Neemrana ki Baoli, Chand Baoli, Rani ji ki Baoli and Mahila Bagh Jhalra are some of the stepwells in this northern Indian state. While some like the Neemrana ki Baoli remain lesser explored and now dilapidated, the Chand Baoli has already risen to international fame.



The Chand Baoli has a geometric design that is rarely found in architecture

The Chand Baoli or Baori was the location for Bruce Wayne aka Christian Bale’s prison escape in ‘The Dark Knight Rises’. The baoli is one of the largest stepwells in the world with 3,500 narrow steps, arranged in perfect symmetry, leading the way to the bottom. About 64 feet deep, it is India’s largest and deepest stepwell with 13 floors. It was built in the 9th century, majorly for water harvesting in the arid region.

Talking of the Rani ji ki Baoli, it is one of the more than 50 stepwells that dot the Bundi town and the Mahila Bagh Jhalra in the corners of the Jodhpur city remains forgotten.




One of the best preserved stepwells in India: Agrasen ki Baoli

The Chand Baoli isn’t the only one which has caught the eyes of film directors. The Agrasen ki Baoli, in the heart of the Indian capital, became a star with Bollywood blockbuster ‘PK’.  The baoli is one of the best preserved stepwells in Delhi and is protected by the Archaeological Survey of India (ASI). The baoli is four-level and 108-step deep. On its west corner, above the flight of stairs is a small mosque, which is now battered.

While the Rajaon ki Baoli and Gandhak ki Baoli are Delhi’s oldest surviving stepwells, the Red Fort Baoli and the Firoz Shah Kotla Baoli are other stepwells that tell of the capital’s history.

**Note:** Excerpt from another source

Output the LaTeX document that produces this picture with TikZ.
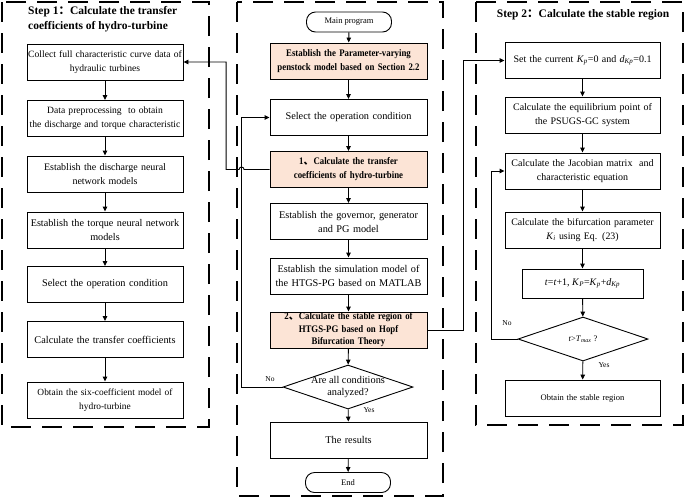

While there are stepwells in other parts of India too, these water monuments are found in maximum numbers in Rajasthan and Gujarat. Long ago, even Delhi housed over hundred baolis but unfortunately most of them succumbed to time and carelessness. Reminiscent of culture, history and tales of the past, these unique stepwells, amongst many more across India, await to be explored.